White is the safest, most regal choice across almost all African cultures. It represents purity and joy.

However, if you're a guest, check the "Aso-Ebi."
Aso-Ebi is a Yoruba word that means "clothes of the family." The couple will often pick a specific fabric and color for their friends and family to wear. If they've picked "Burnt Orange and Teal," and you show up in "Electric Blue," you’re going to look like an outsider.

If there’s no Aso-Ebi, stick to earth tones.

  • Deep Burgundy
  • Forest Green
  • Navy Blue
  • Mustard Yellow

Avoid neon. Just... don't do it. African weddings are vibrant enough; you don't need to look like a highlighter.

The Accessories You Actually Need

Forget the silk tie. You don't need it.

Instead, focus on your footwear. If you’re wearing an Agbada or Kaftan, a leather mule or a high-quality loafer is the way to go. No socks. Or at least, no visible socks. The gap between the hem of your trousers and your shoes should show just a bit of ankle.

Coral beads are another huge factor, especially for Edo or Igbo grooms in Nigeria. Real coral is matte and heavy. It’s an investment piece. If it’s shiny and lightweight, it’s plastic, and people will notice. In the Benin Kingdom, these beads are a symbol of power and lineage. Wearing them is a serious statement.

The Atiku Style: The Minimalist Choice

If you find the Agbada too heavy and the Kente too flashy, look for Atiku fabric.

Named after a former Vice President of Nigeria who popularized the look, Atiku is a high-grade cotton with subtle, monochromatic patterns woven into it. It’s usually worn as a "Senator suit"—a long shirt and trousers. It’s sleek. It’s modern. It’s what you wear when you want to look like the guy who owns the building, not the guy who’s trying too hard to be the life of the party.

Practical Next Steps for the Groom

  1. Source your fabric first. Don't go to a tailor and ask what they have. Go to a specialist fabric market or a reputable dealer (like those in Balogun Market or high-end boutiques in Accra) and feel the weight of the cotton or silk yourself.
  2. Account for the "Traditional" timeline. Traditional tailors don't work on the same schedule as your local dry cleaner. Start the process at least three months out. You will need at least two fittings.
  3. Learn the "Wear." If you're wearing a wrap or a heavy Agbada, practice moving in it at home. Practice sitting down. Practice the "shoulder flick." You don't want to be fighting your clothes while you're trying to give a speech.
  4. Coordinate with the Bride. This is non-negotiable. If her lace has gold undertones and you show up in silver-toned embroidery, the photos will look messy. Your "male African wedding clothes" must complement the textures of her attire.
  5. Climate control. If the wedding is outdoors in 90-degree heat, skip the heavy Aso Oke Agbada and go for a polished linen Kaftan. You’ll look better if you aren't sweating through your outfit.
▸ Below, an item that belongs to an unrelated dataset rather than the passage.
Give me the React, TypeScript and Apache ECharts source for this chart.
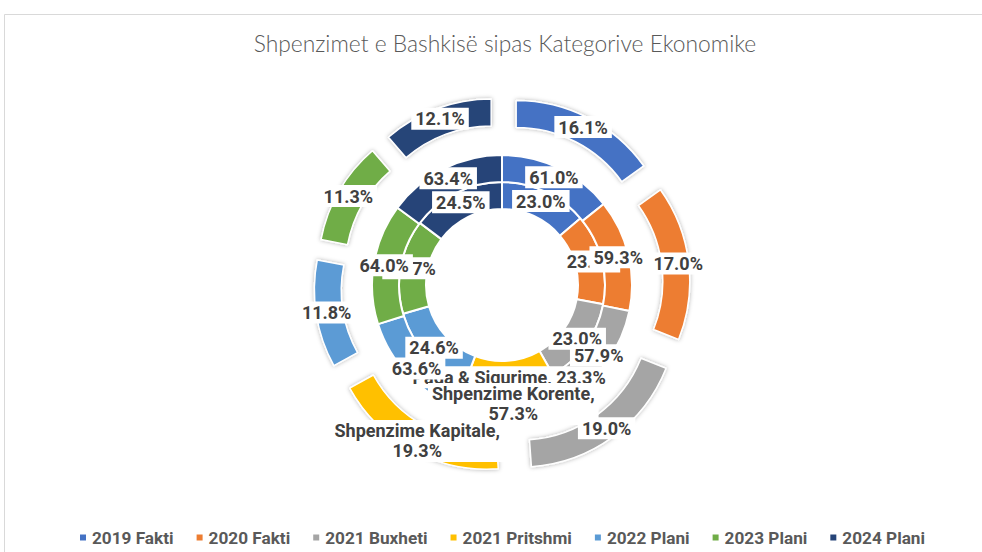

Real style in African menswear isn't about how much you spend; it's about how much you respect the textile. Whether it's the stiffness of a Senegalese brocade or the weight of a Ghanaian Kente, let the fabric do the heavy lifting. Keep the tailoring sharp, keep the accessories meaningful, and you won't just be wearing a costume—you'll be wearing a legacy.